Für die Entscheidung sorgte im deutschen Trainer-Duell Thomas Michalczak mit den schwarzen Steinen gegen den Leipziger FM Hendrik Hoffmann (2238). Dort entstand aus einer Sizilianisch-Variante wieder einmal das aus vielen Najdorf- und Sweschnikow-Strukturen bekannte strategische Thema des unvertreibbaren weißen Springers auf d5 gegen einen schwarzfeldrigen schwarzen Läufer bei allen noch auf dem Brett befindlichen Schwerfiguren. Im komplizierten Manövrierkampf, in dem es später dann auch sehr taktisch wurde, behielt Tom die bessere Übersicht und sorgte für das 4:0.

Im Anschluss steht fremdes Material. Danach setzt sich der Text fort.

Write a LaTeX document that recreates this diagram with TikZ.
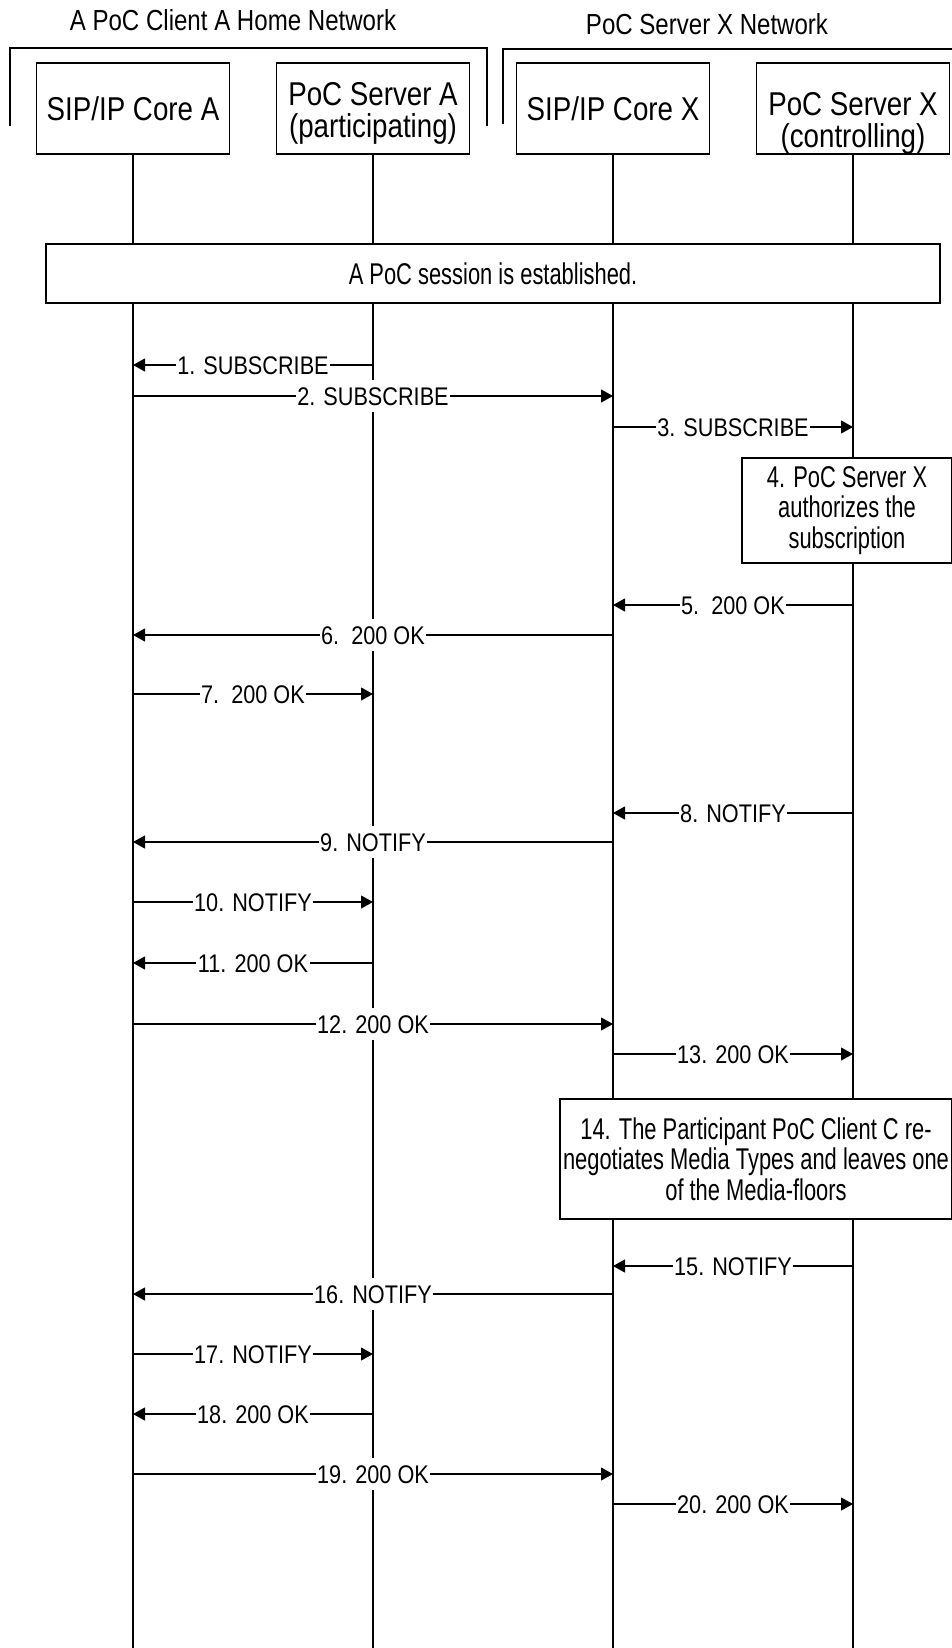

So verblieben nach der Zeitkontrolle noch zwei Partien: Oliver Kniest hatte in seiner Partie mit Schwarz gegen Alistair Hill (2178) dank eines starken Springers auf e5 das weiße Läuferpaar mehr als neutralisiert, konnte aber seine leichten positionellen Vorteile nicht verdichten, so dass die Partie in ein Remisendspiel mündete. Andreas Peschel lieferte sich gegen Ryszard Masziol (2132) eine spannende Kampfpartie, in der die vom Polen gewählte slawische Abtauschvariante bald zu einer komplizierten Stellung führte, in der Andreas viel Zeit investierte. Es gelang ihm zwar, die Probleme zu lösen, doch später fehlte die Bedenkzeit an der entscheidenden Stelle, um die vorteilsbringende Fortsetzung zu finden. So landete er in einem Turmendspiel mit ungleichfarbigen Läufern, das aber wegen seiner schlechteren Struktur und des sehr aktiven weißen Königs sehr schwer zu verteidigen war. Andreas gelang es leider nicht, so dass sich die Londoner Kelten über den Ehrentreffer zum Endstand von 4½:1½ freuen konnten.
Für die zweite Runde bescherte uns die Auslosung das Duell mit dem Offerspill Chess Club, so dass wir uns Hoffnungen auf ein Duell unter Beteiligung von Magnus Carlsen machen können. Seid mit dabei und drückt die Daumen ab 14.00 Uhr! Die Liveübertragung beginnt mit einer 15-minütigen Verzögerung.